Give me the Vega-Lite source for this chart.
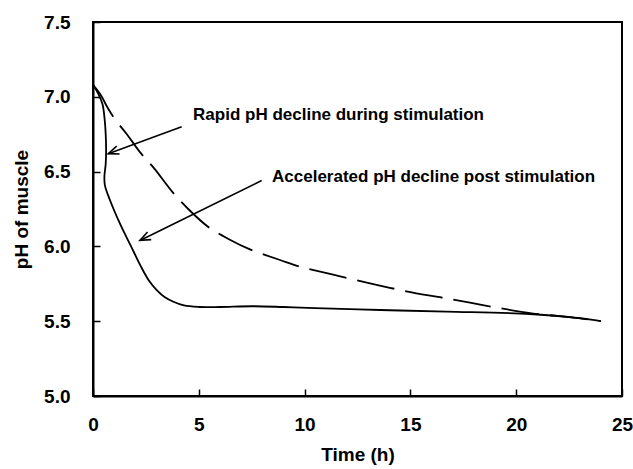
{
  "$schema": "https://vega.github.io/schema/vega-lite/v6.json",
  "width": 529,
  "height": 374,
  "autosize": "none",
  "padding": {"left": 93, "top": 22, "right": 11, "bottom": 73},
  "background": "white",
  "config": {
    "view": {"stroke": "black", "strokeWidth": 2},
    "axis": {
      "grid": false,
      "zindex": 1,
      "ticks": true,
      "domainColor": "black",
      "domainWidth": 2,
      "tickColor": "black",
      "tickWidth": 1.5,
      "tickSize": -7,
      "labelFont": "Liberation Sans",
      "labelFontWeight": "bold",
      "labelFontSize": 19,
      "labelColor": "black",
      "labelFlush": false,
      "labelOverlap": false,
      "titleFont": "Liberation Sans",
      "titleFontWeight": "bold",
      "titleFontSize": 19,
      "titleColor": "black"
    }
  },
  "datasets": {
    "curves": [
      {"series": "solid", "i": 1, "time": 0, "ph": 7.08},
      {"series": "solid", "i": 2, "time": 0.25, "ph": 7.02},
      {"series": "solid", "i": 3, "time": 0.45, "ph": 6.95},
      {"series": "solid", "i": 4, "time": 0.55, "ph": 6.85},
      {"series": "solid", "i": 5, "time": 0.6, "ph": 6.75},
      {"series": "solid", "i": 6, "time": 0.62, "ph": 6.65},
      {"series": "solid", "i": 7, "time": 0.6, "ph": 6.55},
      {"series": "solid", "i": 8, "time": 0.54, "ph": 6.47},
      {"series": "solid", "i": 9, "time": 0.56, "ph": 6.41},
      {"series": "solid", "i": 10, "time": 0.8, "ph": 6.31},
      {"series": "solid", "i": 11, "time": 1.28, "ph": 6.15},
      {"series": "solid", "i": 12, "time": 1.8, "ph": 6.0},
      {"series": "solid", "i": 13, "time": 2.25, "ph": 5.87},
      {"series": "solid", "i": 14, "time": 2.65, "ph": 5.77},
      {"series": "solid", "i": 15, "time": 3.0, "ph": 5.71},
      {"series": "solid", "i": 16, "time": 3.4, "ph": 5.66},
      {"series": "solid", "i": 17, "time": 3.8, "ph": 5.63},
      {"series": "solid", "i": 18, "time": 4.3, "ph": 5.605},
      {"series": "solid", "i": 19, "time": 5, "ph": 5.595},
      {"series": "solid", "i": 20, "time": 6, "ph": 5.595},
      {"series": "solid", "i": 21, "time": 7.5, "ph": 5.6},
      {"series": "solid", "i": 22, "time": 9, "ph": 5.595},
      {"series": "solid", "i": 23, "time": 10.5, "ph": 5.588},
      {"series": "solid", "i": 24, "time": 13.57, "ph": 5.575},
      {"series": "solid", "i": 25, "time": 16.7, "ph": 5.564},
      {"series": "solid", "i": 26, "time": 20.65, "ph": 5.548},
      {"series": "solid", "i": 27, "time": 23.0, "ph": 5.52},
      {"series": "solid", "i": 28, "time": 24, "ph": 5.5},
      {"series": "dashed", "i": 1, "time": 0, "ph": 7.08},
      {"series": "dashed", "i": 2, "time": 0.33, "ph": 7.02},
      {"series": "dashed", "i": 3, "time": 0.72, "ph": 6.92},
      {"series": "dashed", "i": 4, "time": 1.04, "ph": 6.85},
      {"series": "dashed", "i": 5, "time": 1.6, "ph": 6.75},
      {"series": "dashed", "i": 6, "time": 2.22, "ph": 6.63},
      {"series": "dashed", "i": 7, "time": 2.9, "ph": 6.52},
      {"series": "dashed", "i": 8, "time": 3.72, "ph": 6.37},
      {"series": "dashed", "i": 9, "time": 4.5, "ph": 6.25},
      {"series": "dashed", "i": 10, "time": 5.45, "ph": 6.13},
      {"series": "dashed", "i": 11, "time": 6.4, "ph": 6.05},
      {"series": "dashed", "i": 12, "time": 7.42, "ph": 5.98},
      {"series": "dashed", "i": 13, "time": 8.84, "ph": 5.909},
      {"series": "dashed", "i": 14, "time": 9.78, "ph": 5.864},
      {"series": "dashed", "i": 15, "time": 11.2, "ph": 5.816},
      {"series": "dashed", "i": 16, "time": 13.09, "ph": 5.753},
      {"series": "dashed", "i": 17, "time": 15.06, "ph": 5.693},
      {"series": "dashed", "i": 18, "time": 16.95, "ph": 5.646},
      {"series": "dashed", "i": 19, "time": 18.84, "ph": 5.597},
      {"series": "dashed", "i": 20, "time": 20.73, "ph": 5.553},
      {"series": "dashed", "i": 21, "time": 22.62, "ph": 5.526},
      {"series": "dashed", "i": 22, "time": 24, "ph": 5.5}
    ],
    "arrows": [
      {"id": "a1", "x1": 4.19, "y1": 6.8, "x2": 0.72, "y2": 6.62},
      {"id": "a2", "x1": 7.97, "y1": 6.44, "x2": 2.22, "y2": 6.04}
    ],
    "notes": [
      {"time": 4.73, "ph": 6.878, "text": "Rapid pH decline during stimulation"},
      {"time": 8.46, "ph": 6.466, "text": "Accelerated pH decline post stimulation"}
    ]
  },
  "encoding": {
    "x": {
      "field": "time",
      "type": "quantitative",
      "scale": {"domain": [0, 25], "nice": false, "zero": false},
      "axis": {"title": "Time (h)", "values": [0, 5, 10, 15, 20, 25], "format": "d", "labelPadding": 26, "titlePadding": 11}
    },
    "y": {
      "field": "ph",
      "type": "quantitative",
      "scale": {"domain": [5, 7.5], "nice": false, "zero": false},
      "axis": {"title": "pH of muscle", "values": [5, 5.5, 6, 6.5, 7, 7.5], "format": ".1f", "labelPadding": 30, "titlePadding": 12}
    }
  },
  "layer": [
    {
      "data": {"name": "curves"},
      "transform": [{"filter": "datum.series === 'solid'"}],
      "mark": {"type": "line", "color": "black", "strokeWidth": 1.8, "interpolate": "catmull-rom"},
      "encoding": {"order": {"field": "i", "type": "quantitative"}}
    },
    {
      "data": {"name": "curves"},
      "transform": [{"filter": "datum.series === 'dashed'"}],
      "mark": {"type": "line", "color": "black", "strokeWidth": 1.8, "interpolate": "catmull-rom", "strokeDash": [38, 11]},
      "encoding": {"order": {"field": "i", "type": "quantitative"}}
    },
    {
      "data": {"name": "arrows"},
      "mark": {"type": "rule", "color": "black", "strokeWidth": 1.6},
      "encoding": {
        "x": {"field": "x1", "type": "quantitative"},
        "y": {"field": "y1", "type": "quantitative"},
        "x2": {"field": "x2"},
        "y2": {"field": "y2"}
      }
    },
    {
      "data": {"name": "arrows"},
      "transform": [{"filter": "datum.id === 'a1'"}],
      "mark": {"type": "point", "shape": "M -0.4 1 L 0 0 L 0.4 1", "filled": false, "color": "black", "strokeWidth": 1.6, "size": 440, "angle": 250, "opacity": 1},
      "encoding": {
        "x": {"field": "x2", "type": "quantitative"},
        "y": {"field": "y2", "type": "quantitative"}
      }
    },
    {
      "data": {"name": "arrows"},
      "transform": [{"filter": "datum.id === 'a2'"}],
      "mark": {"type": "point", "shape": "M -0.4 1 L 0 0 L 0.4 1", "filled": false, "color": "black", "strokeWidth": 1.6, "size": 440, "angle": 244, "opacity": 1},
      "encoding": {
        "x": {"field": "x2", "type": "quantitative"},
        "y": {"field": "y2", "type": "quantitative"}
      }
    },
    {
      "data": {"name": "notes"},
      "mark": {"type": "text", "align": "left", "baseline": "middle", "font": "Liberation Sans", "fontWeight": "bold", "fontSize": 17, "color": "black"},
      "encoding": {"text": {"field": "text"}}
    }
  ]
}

========================================================================

WHAT YOU HAVE TO DO:
Your task is an exact transcription of all the data, minus the pictures.

TASK ANSWER:
Give me the Vega-Lite source for this chart.
{
  "$schema": "https://vega.github.io/schema/vega-lite/v6.json",
  "width": 529,
  "height": 374,
  "autosize": "none",
  "padding": {"left": 93, "top": 22, "right": 11, "bottom": 73},
  "background": "white",
  "config": {
    "view": {"stroke": "black", "strokeWidth": 2},
    "axis": {
      "grid": false,
      "zindex": 1,
      "ticks": true,
      "domainColor": "black",
      "domainWidth": 2,
      "tickColor": "black",
      "tickWidth": 1.5,
      "tickSize": -7,
      "labelFont": "Liberation Sans",
      "labelFontWeight": "bold",
      "labelFontSize": 19,
      "labelColor": "black",
      "labelFlush": false,
      "labelOverlap": false,
      "titleFont": "Liberation Sans",
      "titleFontWeight": "bold",
      "titleFontSize": 19,
      "titleColor": "black"
    }
  },
  "datasets": {
    "curves": [
      {"series": "solid", "i": 1, "time": 0, "ph": 7.08},
      {"series": "solid", "i": 2, "time": 0.25, "ph": 7.02},
      {"series": "solid", "i": 3, "time": 0.45, "ph": 6.95},
      {"series": "solid", "i": 4, "time": 0.55, "ph": 6.85},
      {"series": "solid", "i": 5, "time": 0.6, "ph": 6.75},
      {"series": "solid", "i": 6, "time": 0.62, "ph": 6.65},
      {"series": "solid", "i": 7, "time": 0.6, "ph": 6.55},
      {"series": "solid", "i": 8, "time": 0.54, "ph": 6.47},
      {"series": "solid", "i": 9, "time": 0.56, "ph": 6.41},
      {"series": "solid", "i": 10, "time": 0.8, "ph": 6.31},
      {"series": "solid", "i": 11, "time": 1.28, "ph": 6.15},
      {"series": "solid", "i": 12, "time": 1.8, "ph": 6.0},
      {"series": "solid", "i": 13, "time": 2.25, "ph": 5.87},
      {"series": "solid", "i": 14, "time": 2.65, "ph": 5.77},
      {"series": "solid", "i": 15, "time": 3.0, "ph": 5.71},
      {"series": "solid", "i": 16, "time": 3.4, "ph": 5.66},
      {"series": "solid", "i": 17, "time": 3.8, "ph": 5.63},
      {"series": "solid", "i": 18, "time": 4.3, "ph": 5.605},
      {"series": "solid", "i": 19, "time": 5, "ph": 5.595},
      {"series": "solid", "i": 20, "time": 6, "ph": 5.595},
      {"series": "solid", "i": 21, "time": 7.5, "ph": 5.6},
      {"series": "solid", "i": 22, "time": 9, "ph": 5.595},
      {"series": "solid", "i": 23, "time": 10.5, "ph": 5.588},
      {"series": "solid", "i": 24, "time": 13.57, "ph": 5.575},
      {"series": "solid", "i": 25, "time": 16.7, "ph": 5.564},
      {"series": "solid", "i": 26, "time": 20.65, "ph": 5.548},
      {"series": "solid", "i": 27, "time": 23.0, "ph": 5.52},
      {"series": "solid", "i": 28, "time": 24, "ph": 5.5},
      {"series": "dashed", "i": 1, "time": 0, "ph": 7.08},
      {"series": "dashed", "i": 2, "time": 0.33, "ph": 7.02},
      {"series": "dashed", "i": 3, "time": 0.72, "ph": 6.92},
      {"series": "dashed", "i": 4, "time": 1.04, "ph": 6.85},
      {"series": "dashed", "i": 5, "time": 1.6, "ph": 6.75},
      {"series": "dashed", "i": 6, "time": 2.22, "ph": 6.63},
      {"series": "dashed", "i": 7, "time": 2.9, "ph": 6.52},
      {"series": "dashed", "i": 8, "time": 3.72, "ph": 6.37},
      {"series": "dashed", "i": 9, "time": 4.5, "ph": 6.25},
      {"series": "dashed", "i": 10, "time": 5.45, "ph": 6.13},
      {"series": "dashed", "i": 11, "time": 6.4, "ph": 6.05},
      {"series": "dashed", "i": 12, "time": 7.42, "ph": 5.98},
      {"series": "dashed", "i": 13, "time": 8.84, "ph": 5.909},
      {"series": "dashed", "i": 14, "time": 9.78, "ph": 5.864},
      {"series": "dashed", "i": 15, "time": 11.2, "ph": 5.816},
      {"series": "dashed", "i": 16, "time": 13.09, "ph": 5.753},
      {"series": "dashed", "i": 17, "time": 15.06, "ph": 5.693},
      {"series": "dashed", "i": 18, "time": 16.95, "ph": 5.646},
      {"series": "dashed", "i": 19, "time": 18.84, "ph": 5.597},
      {"series": "dashed", "i": 20, "time": 20.73, "ph": 5.553},
      {"series": "dashed", "i": 21, "time": 22.62, "ph": 5.526},
      {"series": "dashed", "i": 22, "time": 24, "ph": 5.5}
    ],
    "arrows": [
      {"id": "a1", "x1": 4.19, "y1": 6.8, "x2": 0.72, "y2": 6.62},
      {"id": "a2", "x1": 7.97, "y1": 6.44, "x2": 2.22, "y2": 6.04}
    ],
    "notes": [
      {"time": 4.73, "ph": 6.878, "text": "Rapid pH decline during stimulation"},
      {"time": 8.46, "ph": 6.466, "text": "Accelerated pH decline post stimulation"}
    ]
  },
  "encoding": {
    "x": {
      "field": "time",
      "type": "quantitative",
      "scale": {"domain": [0, 25], "nice": false, "zero": false},
      "axis": {"title": "Time (h)", "values": [0, 5, 10, 15, 20, 25], "format": "d", "labelPadding": 26, "titlePadding": 11}
    },
    "y": {
      "field": "ph",
      "type": "quantitative",
      "scale": {"domain": [5, 7.5], "nice": false, "zero": false},
      "axis": {"title": "pH of muscle", "values": [5, 5.5, 6, 6.5, 7, 7.5], "format": ".1f", "labelPadding": 30, "titlePadding": 12}
    }
  },
  "layer": [
    {
      "data": {"name": "curves"},
      "transform": [{"filter": "datum.series === 'solid'"}],
      "mark": {"type": "line", "color": "black", "strokeWidth": 1.8, "interpolate": "catmull-rom"},
      "encoding": {"order": {"field": "i", "type": "quantitative"}}
    },
    {
      "data": {"name": "curves"},
      "transform": [{"filter": "datum.series === 'dashed'"}],
      "mark": {"type": "line", "color": "black", "strokeWidth": 1.8, "interpolate": "catmull-rom", "strokeDash": [38, 11]},
      "encoding": {"order": {"field": "i", "type": "quantitative"}}
    },
    {
      "data": {"name": "arrows"},
      "mark": {"type": "rule", "color": "black", "strokeWidth": 1.6},
      "encoding": {
        "x": {"field": "x1", "type": "quantitative"},
        "y": {"field": "y1", "type": "quantitative"},
        "x2": {"field": "x2"},
        "y2": {"field": "y2"}
      }
    },
    {
      "data": {"name": "arrows"},
      "transform": [{"filter": "datum.id === 'a1'"}],
      "mark": {"type": "point", "shape": "M -0.4 1 L 0 0 L 0.4 1", "filled": false, "color": "black", "strokeWidth": 1.6, "size": 440, "angle": 250, "opacity": 1},
      "encoding": {
        "x": {"field": "x2", "type": "quantitative"},
        "y": {"field": "y2", "type": "quantitative"}
      }
    },
    {
      "data": {"name": "arrows"},
      "transform": [{"filter": "datum.id === 'a2'"}],
      "mark": {"type": "point", "shape": "M -0.4 1 L 0 0 L 0.4 1", "filled": false, "color": "black", "strokeWidth": 1.6, "size": 440, "angle": 244, "opacity": 1},
      "encoding": {
        "x": {"field": "x2", "type": "quantitative"},
        "y": {"field": "y2", "type": "quantitative"}
      }
    },
    {
      "data": {"name": "notes"},
      "mark": {"type": "text", "align": "left", "baseline": "middle", "font": "Liberation Sans", "fontWeight": "bold", "fontSize": 17, "color": "black"},
      "encoding": {"text": {"field": "text"}}
    }
  ]
}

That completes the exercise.